-- BEGIN DATA --
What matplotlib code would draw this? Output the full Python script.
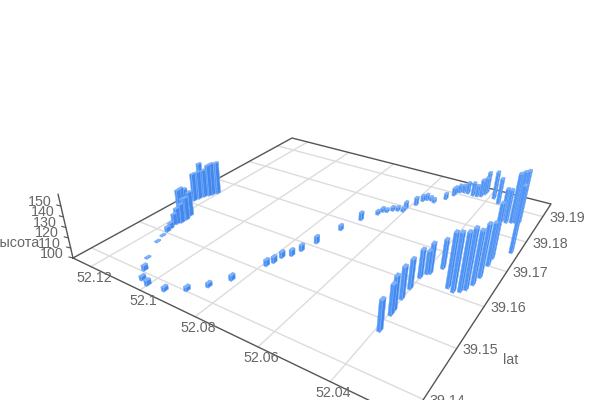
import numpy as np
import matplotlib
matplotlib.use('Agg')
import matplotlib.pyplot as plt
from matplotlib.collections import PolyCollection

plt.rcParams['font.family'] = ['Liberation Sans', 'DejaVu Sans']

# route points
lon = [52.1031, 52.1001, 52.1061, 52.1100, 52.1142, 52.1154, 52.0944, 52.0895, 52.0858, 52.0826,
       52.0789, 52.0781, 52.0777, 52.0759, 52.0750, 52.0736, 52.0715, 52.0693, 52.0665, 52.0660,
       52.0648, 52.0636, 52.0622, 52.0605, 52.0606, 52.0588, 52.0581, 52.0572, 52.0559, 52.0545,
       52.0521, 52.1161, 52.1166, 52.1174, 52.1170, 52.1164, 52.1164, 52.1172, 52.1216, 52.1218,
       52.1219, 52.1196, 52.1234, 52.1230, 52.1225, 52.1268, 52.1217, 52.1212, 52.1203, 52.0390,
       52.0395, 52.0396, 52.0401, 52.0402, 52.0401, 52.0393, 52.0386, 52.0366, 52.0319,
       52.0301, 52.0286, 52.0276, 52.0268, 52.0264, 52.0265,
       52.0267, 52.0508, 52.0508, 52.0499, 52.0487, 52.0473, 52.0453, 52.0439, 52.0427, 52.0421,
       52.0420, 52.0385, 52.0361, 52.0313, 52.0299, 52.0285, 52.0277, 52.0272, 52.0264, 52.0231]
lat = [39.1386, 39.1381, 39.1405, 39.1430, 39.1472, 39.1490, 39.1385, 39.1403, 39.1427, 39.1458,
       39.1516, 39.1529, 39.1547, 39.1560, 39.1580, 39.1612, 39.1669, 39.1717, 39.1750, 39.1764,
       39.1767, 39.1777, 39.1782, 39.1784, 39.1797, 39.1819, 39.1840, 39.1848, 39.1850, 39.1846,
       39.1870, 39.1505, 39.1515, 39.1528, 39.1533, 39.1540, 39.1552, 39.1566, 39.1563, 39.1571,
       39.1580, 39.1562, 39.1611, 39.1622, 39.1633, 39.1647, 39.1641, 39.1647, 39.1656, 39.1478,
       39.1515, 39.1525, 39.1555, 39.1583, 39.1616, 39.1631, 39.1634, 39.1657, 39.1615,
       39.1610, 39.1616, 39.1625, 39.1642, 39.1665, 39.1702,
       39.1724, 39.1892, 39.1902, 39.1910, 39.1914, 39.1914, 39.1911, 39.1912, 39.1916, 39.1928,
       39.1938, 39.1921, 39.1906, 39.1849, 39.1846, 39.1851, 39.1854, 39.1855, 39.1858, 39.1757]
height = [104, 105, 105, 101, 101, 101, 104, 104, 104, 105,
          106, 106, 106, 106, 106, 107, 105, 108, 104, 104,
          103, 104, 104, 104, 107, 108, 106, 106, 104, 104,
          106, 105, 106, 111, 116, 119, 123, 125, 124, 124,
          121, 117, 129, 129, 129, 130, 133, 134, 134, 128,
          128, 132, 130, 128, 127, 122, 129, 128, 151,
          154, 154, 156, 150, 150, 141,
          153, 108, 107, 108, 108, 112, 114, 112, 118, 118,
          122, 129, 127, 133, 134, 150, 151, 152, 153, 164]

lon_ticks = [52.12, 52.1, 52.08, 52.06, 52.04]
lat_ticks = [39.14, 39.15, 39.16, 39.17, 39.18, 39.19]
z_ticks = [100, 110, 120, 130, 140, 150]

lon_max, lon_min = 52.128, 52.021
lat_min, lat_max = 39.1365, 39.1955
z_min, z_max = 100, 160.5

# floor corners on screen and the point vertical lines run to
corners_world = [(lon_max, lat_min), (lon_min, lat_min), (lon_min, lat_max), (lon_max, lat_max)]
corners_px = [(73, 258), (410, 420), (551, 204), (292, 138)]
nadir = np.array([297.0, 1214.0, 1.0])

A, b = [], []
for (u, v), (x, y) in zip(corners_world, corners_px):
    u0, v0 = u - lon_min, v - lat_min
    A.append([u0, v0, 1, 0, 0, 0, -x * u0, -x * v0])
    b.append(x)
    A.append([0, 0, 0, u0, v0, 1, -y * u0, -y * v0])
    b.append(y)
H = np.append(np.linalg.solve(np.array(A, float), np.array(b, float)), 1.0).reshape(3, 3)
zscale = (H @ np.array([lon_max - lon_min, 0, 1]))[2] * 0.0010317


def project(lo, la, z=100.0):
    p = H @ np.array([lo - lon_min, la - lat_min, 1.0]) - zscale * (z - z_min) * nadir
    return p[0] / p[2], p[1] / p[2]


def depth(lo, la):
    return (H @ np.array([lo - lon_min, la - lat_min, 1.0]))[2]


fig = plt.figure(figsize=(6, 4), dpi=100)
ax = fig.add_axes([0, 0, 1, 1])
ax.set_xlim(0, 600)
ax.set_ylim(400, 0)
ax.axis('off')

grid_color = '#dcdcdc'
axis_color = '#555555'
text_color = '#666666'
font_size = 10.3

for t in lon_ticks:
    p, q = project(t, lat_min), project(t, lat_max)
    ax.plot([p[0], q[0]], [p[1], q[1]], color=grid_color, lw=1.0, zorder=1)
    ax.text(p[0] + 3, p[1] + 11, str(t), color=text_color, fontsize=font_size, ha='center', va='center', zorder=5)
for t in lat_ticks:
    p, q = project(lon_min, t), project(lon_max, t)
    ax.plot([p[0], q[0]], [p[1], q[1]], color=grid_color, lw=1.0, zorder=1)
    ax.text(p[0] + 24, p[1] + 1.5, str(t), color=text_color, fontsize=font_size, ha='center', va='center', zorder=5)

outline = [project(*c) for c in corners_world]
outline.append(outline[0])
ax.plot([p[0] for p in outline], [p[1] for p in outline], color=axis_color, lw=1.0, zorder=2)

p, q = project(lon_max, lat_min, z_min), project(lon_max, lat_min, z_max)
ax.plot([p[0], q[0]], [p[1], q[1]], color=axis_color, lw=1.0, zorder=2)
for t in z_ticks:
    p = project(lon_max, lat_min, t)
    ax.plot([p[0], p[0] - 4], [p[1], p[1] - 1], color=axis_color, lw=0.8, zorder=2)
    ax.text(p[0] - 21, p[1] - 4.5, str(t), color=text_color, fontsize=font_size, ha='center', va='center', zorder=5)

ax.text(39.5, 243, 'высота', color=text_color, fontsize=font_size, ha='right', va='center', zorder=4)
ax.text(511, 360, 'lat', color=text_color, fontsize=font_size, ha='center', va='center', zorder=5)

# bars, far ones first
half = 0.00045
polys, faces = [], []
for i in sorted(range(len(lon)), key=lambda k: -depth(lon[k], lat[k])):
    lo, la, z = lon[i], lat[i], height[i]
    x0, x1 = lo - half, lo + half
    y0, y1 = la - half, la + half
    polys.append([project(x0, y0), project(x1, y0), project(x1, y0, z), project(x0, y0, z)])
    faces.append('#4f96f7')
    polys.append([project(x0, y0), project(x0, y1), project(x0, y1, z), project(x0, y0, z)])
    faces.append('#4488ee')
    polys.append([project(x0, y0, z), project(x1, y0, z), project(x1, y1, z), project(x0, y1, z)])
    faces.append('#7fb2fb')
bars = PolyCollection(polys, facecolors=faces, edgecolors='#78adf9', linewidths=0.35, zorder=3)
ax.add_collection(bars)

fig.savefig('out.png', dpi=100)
-- END DATA --
→ OBJECTIVE
Give again, word for word, every line from the top of the data above to the line holding "plt.rcParams['font.family'] = ['Liberation", inclusive, with the pictures left out.

→ THE RESPONSE
What matplotlib code would draw this? Output the full Python script.
import numpy as np
import matplotlib
matplotlib.use('Agg')
import matplotlib.pyplot as plt
from matplotlib.collections import PolyCollection

plt.rcParams['font.family'] = ['Liberation Sans', 'DejaVu Sans']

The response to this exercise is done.